SET PROBLEM: Which lines hold the word "this"? Copy each of them.

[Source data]

-- Start --

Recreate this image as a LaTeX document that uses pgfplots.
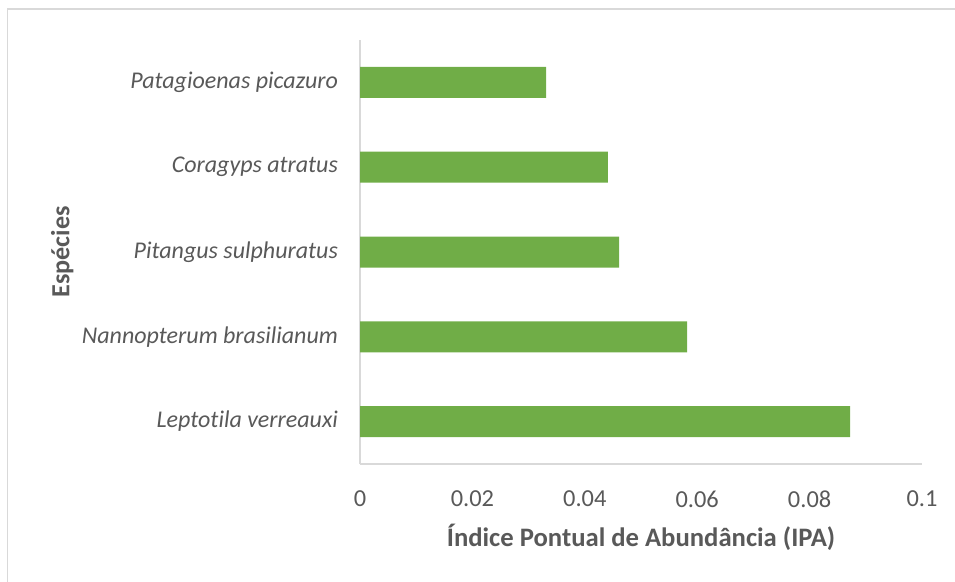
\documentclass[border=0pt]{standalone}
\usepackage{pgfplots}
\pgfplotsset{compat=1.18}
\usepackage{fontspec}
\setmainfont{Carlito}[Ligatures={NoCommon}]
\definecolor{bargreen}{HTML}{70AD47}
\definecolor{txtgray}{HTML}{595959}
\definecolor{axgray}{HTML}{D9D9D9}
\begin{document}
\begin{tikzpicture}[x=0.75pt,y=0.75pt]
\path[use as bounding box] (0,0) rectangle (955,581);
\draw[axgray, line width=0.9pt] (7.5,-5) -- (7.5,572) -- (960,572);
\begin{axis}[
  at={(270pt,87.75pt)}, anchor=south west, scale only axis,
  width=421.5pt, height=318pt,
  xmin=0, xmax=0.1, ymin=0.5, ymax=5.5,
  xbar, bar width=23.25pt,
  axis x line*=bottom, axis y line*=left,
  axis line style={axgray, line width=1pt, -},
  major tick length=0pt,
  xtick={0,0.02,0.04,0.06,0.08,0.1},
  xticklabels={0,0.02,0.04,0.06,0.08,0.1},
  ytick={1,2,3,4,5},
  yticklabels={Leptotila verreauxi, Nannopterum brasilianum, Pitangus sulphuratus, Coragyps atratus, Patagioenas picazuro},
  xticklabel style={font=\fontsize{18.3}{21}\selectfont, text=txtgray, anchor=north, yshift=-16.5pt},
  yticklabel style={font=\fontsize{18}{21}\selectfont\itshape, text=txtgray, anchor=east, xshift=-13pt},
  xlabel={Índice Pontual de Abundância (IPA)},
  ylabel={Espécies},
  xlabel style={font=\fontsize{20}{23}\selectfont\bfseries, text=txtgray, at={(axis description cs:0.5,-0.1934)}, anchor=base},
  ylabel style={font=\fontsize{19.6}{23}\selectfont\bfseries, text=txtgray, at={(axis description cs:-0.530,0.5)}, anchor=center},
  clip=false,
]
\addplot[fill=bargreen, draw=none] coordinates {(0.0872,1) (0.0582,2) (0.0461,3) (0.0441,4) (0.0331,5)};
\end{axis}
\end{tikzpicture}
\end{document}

-- End --
-- Start --

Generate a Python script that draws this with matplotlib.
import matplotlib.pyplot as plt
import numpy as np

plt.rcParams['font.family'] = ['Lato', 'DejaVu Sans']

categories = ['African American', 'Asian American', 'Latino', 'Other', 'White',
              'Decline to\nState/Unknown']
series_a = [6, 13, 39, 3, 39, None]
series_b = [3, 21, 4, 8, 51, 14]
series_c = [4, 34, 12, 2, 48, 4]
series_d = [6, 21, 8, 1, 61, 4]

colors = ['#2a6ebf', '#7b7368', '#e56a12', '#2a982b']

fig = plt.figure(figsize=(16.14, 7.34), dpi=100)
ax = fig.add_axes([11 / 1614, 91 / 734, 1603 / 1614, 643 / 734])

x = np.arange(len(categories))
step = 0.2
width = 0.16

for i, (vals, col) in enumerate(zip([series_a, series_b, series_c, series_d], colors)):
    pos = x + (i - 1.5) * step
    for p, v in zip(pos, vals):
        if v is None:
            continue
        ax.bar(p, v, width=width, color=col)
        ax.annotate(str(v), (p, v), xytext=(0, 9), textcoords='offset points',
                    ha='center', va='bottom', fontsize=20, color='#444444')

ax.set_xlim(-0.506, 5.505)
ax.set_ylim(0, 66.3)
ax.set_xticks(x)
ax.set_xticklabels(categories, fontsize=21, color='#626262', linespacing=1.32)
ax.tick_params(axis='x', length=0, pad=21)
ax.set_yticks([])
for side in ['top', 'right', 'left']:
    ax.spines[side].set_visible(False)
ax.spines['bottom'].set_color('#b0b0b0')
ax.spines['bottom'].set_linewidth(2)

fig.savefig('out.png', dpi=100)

-- End --
-- Start --

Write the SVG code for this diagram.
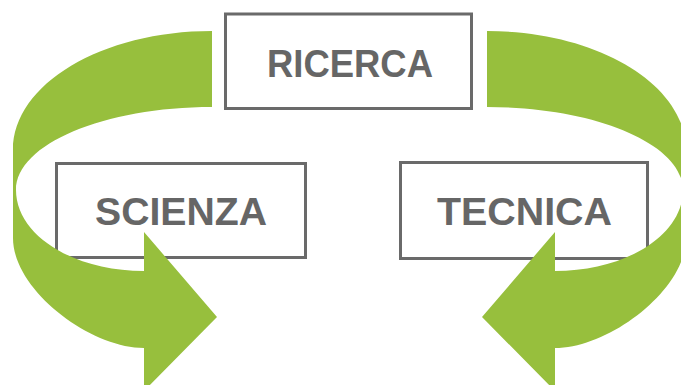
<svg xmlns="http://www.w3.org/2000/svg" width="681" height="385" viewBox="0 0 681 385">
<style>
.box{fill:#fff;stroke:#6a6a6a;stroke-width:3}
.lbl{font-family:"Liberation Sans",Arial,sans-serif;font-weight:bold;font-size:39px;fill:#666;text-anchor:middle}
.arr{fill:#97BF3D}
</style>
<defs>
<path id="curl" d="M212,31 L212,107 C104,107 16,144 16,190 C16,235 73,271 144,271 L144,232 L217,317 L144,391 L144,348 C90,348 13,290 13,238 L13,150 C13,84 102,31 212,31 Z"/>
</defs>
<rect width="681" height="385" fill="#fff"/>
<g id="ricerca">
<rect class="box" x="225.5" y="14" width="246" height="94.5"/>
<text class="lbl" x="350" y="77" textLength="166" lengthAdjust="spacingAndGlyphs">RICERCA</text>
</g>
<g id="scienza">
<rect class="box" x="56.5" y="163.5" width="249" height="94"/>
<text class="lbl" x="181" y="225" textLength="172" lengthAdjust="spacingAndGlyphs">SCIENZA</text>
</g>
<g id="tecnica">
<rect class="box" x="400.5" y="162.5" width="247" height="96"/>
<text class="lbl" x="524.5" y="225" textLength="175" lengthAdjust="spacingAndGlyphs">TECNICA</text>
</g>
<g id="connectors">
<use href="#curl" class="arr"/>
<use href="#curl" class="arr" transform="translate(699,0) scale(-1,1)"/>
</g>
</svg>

-- End --

TASK RESULT:
Recreate this image as a LaTeX document that uses pgfplots.
Generate a Python script that draws this with matplotlib.
Write the SVG code for this diagram.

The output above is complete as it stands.